The parable of the good Samaritan exposes the self-righteousness of a hostile questioner. But it also has a fuse attached. Once Christ had died and risen again it would be obvious that the Lord depicted Himself, and how to obtain eternal life.
And behold a certain lawyer stood up and tempted him saying ‘Master what shall I do to inherit eternal life?’
Our title for this message is A Time Bomb of Truth, because we have here a remarkable parable before us. A parable with an immediate message and challenge to the hearer, to the questioner – a hostile questioner. It has a message for him. But a parable which also is an illustrated message which will become plain and obvious as time goes by, when Christ the Lord allows himself to be taken and arrested and he is tried and crucified.
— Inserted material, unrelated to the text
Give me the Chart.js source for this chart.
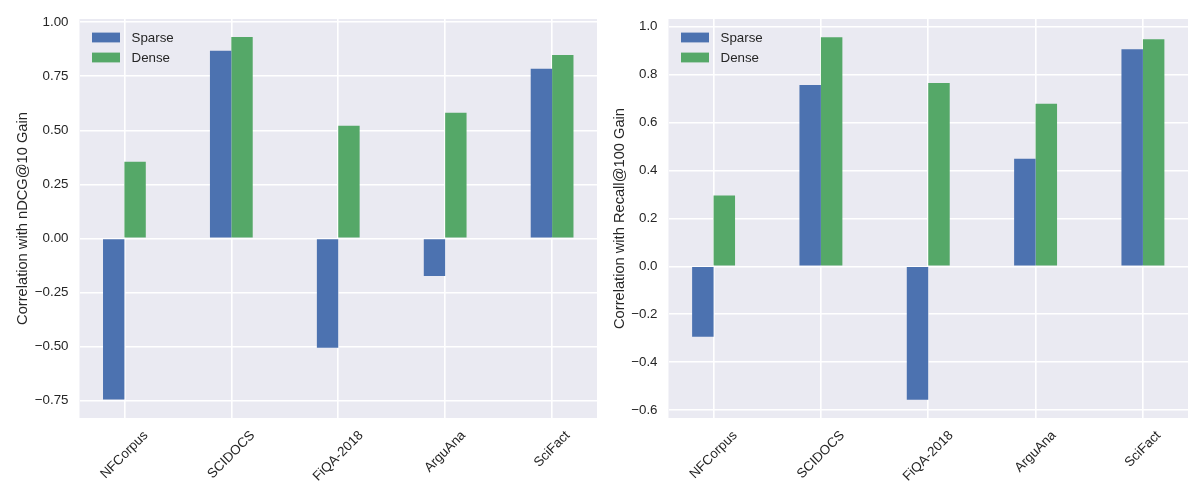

When he dies on Calvary’s cross, then when he subsequently rises again and the preaching of the New Testament church begins just a little later, on the day of Pentecost, with an amazing sermon by the Apostle Peter. And the apostles and others begin to preach that Christ is Messiah and they preach his atoning death and the need for repentance before him in order to secure new life from God.
Then the message of this parable the underlying message becomes obvious. And obvious to the lawyer who first asked that hostile question. And to demonstrate this I’d like to introduce the message referring to one or two other scriptures. If you turn back to Luke 8 for a moment, and this just sets the context, in verse 10 the Lord says this to his disciples: ‘unto you it is given to know the mysteries of the kingdom of God, but to others in parables, that seeing they might not see and hearing they might not understand.’ So the message of Christ – though plain in some respects, that people must repent and their sins must be taken away and so on – in other respects it was somewhat obscured, and it had to be obscured.
The disciples were being trained, otherwise they would have been arrested; there would have been quite a movement against them. So many people were becoming hostile, there had to be a certain veiling of the message to quell the fury of nationalistic Jewish people at that time. Christ was working to a timetable: he knew the day when he would be taken and crucified and nothing was to happen before then.